'ESP and teachers need to support each other,' says NEA's Eskelsen
If given the chance, for-profit companies will try to privatize teacher positions.
Beware the privateers and profiteers, NEA Secretary-Treasurer
Lily
Eskelsen told MEA members attending
the Southern Zone ESP Summit last fall.
They want your jobs.“They don’t like unions for one simple reason,” Eskelsen said. “We stand between them and their profits.”
Support staff members are underappreciated and underpaid, said Eskelsen, who started her education career in an ESP position—food services—and later become a classroom teacher—Utah’s teacher of the year in 1989—before ascending to her top-level position with the NEA.
“It’s people like you who don’t have the ‘glamour’ jobs in education but who contribute so much,” she said “You are an important member of the education team that provides quality learning for every child in every school building.
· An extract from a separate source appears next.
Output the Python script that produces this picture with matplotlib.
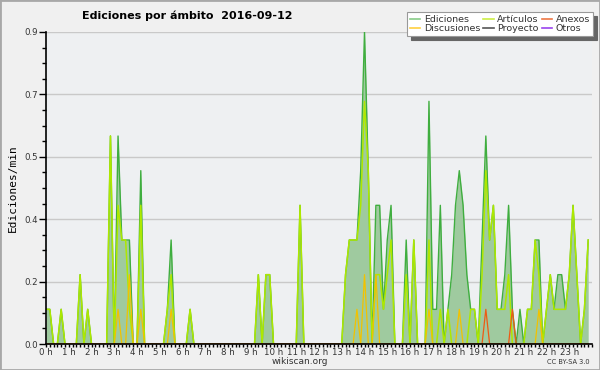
import numpy as np
import matplotlib
matplotlib.use("Agg")
import matplotlib.pyplot as plt
from matplotlib.patches import Rectangle
from matplotlib.ticker import MultipleLocator, FuncFormatter

# edits per minute, one value per 10-minute bin (6 bins per hour row)
ediciones = [
    0.1, 0.1, 0, 0, 0.1, 0,        # 0 h
    0, 0, 0, 0.2, 0, 0.1,          # 1 h
    0, 0, 0, 0, 0, 0.6,            # 2 h
    0, 0.6, 0.3, 0.3, 0.3, 0,      # 3 h
    0, 0.5, 0, 0, 0, 0,            # 4 h
    0, 0, 0.1, 0.3, 0, 0,          # 5 h
    0, 0, 0.1, 0, 0, 0,            # 6 h
    0, 0, 0, 0, 0, 0,              # 7 h
    0, 0, 0, 0, 0, 0,              # 8 h
    0, 0, 0.2, 0, 0.2, 0.2,        # 9 h
    0, 0, 0, 0, 0, 0,              # 10 h
    0, 0.4, 0, 0, 0, 0,            # 11 h
    0, 0, 0, 0, 0, 0,              # 12 h
    0, 0.2, 0.3, 0.3, 0.3, 0.5,    # 13 h
    0.9, 0.5, 0, 0.4, 0.4, 0.1,    # 14 h
    0.3, 0.4, 0, 0, 0, 0.3,        # 15 h
    0, 0.3, 0, 0, 0, 0.7,          # 16 h
    0.1, 0.1, 0.4, 0, 0.1, 0.2,    # 17 h
    0.4, 0.5, 0.4, 0.2, 0.1, 0.1,  # 18 h
    0, 0.3, 0.6, 0.3, 0.4, 0.1,    # 19 h
    0.1, 0.2, 0.4, 0.1, 0, 0.1,    # 20 h
    0, 0.1, 0.1, 0.3, 0.3, 0,      # 21 h
    0.1, 0.2, 0.1, 0.2, 0.2, 0.1,  # 22 h
    0.2, 0.4, 0.2, 0, 0.1, 0.3,    # 23 h
]
articulos = [
    0.1, 0.1, 0, 0, 0.1, 0,
    0, 0, 0, 0.2, 0, 0.1,
    0, 0, 0, 0, 0, 0.6,
    0, 0.4, 0.3, 0.3, 0.1, 0,
    0, 0.4, 0, 0, 0, 0,
    0, 0, 0.1, 0.2, 0, 0,
    0, 0, 0.1, 0, 0, 0,
    0, 0, 0, 0, 0, 0,
    0, 0, 0, 0, 0, 0,
    0, 0, 0.2, 0, 0.2, 0.2,
    0, 0, 0, 0, 0, 0,
    0, 0.4, 0, 0, 0, 0,
    0, 0, 0, 0, 0, 0,
    0, 0.2, 0.3, 0.3, 0.3, 0.4,
    0.7, 0.5, 0, 0.2, 0.2, 0.1,
    0.2, 0.3, 0, 0, 0, 0.2,
    0, 0.3, 0, 0, 0, 0.3,
    0, 0, 0.1, 0, 0.1, 0,
    0, 0, 0, 0, 0.1, 0.1,
    0, 0.2, 0.5, 0.3, 0.4, 0.1,
    0.1, 0.1, 0.2, 0, 0, 0,
    0, 0.1, 0.1, 0.3, 0.2, 0,
    0.1, 0.2, 0.1, 0.1, 0.1, 0.1,
    0.2, 0.4, 0.2, 0, 0.1, 0.3,
]
# sparse series: bin index -> value
discusiones_bins = [19, 22, 25, 33, 82, 84, 87, 101, 109, 130]
discusiones_vals = [0.1, 0.2, 0.1, 0.1, 0.1, 0.2, 0.2, 0.1, 0.1, 0.1]
anexos_bins = [116, 123]
anexos_vals = [0.1, 0.1]

hour_labels = [f"{h} h" for h in range(24)]

n = len(ediciones)
t = np.arange(n) / 6.0
discusiones = np.zeros(n)
discusiones[discusiones_bins] = discusiones_vals
anexos = np.zeros(n)
anexos[anexos_bins] = anexos_vals

plt.rcParams["font.family"] = "DejaVu Sans"
fig = plt.figure(figsize=(6, 3.7), dpi=100, facecolor="#f0f0f0")
ax = fig.add_axes([46 / 600, 26 / 370, 546 / 600, 312 / 370])
ax.set_facecolor("#eef0f2")

ax.fill_between(t, ediciones, 0, color="#9fca9f", lw=0, zorder=2)
ax.plot(t, ediciones, color="#3fae3f", lw=1.0, zorder=3)
ax.plot(t, articulos, color="#aee800", lw=1.1, zorder=4)
ax.plot(t, discusiones, color="#f2c200", lw=0.9, zorder=5)
ax.plot(t, anexos, color="#ee5a14", lw=0.9, zorder=6)

ax.set_xlim(0, 24)
ax.set_ylim(0, 0.9)
ax.yaxis.set_major_locator(MultipleLocator(0.18))
ax.yaxis.set_minor_locator(MultipleLocator(0.045))
ax.yaxis.set_major_formatter(FuncFormatter(lambda v, p: f"{v:.1f}"))
ax.set_xticks(range(24))
ax.set_xticklabels(hour_labels)
ax.xaxis.set_minor_locator(MultipleLocator(1 / 6))
ax.grid(axis="y", color="#c9c9c9", lw=1.0, zorder=1)
ax.set_axisbelow(True)
for s in ["top", "right"]:
    ax.spines[s].set_visible(False)
for s in ["left", "bottom"]:
    ax.spines[s].set_color("black")
    ax.spines[s].set_linewidth(1.2)
    ax.spines[s].set_zorder(7)
ax.tick_params(axis="y", which="major", length=5, width=1, labelsize=6.2, pad=1)
ax.tick_params(axis="y", which="minor", length=3, width=1)
ax.tick_params(axis="x", which="both", length=2.5, width=1, labelsize=6.2, pad=0.5)
ax.tick_params(axis="both", labelcolor="#333333")

ax.set_ylabel("Ediciones/min", family="DejaVu Sans Mono", fontsize=8)
ax.yaxis.set_label_coords(-0.052, 0.5)

fig.text(0.312, 0.958, "Ediciones por ámbito  2016-09-12", fontsize=8,
         fontweight="bold", ha="center", va="center")
fig.text(0.5, 0.024, "wikiscan.org", fontsize=6.5, ha="center", va="center", color="#333333")
fig.text(0.982, 0.022, "CC BY-SA 3.0", fontsize=4.8, ha="right", va="center", color="#333333")

# legend (Proyecto / Otros have no marks in this day)
handles = [
    plt.Line2D([], [], color="#88cc88", lw=1.2),
    plt.Line2D([], [], color="#ffd040", lw=1.2),
    plt.Line2D([], [], color="#ccee44", lw=1.2),
    plt.Line2D([], [], color="#555555", lw=1.2),
    plt.Line2D([], [], color="#ee7744", lw=1.2),
    plt.Line2D([], [], color="#9944ee", lw=1.2),
]
labels = ["Ediciones", "Discusiones", "Artículos", "Proyecto", "Anexos", "Otros"]
leg = fig.legend(handles, labels, ncol=3, loc="upper right",
                 bbox_to_anchor=(593 / 600, 1 - 12 / 370), fontsize=6.8,
                 frameon=True, fancybox=False, handlelength=1.1, handletextpad=0.4,
                 columnspacing=0.3, labelspacing=0.0, borderpad=0.3,
                 borderaxespad=0,
                 shadow={"color": "#666666", "alpha": 1, "ox": 3, "oy": -3})
leg.get_frame().set_edgecolor("#999999")
leg.get_frame().set_facecolor("white")
leg.get_frame().set_linewidth(0.8)
for txt in leg.get_texts():
    txt.set_color("#333333")

fig.patches.append(Rectangle((0, 0), 1, 1, transform=fig.transFigure, fill=False,
                             edgecolor="#a8a8a8", lw=2, zorder=10))

fig.savefig("out.png", dpi=100, facecolor=fig.get_facecolor())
You’re the hard working, practical problem solvers with deep roots in the community.
“You keep the computers up, the principal on task and help people like me become better teachers. What you’re doing is special, and you deserve to be treated with respect and dignity.”
Eskelsen called on K-12 teachers and support staff members to continue to work together. “We are a team in every building, and we need to support each other,” she said, noting that the same forprofit companies that want to privatize ESP jobs will seek to privatize teacher positions if given the opportunity.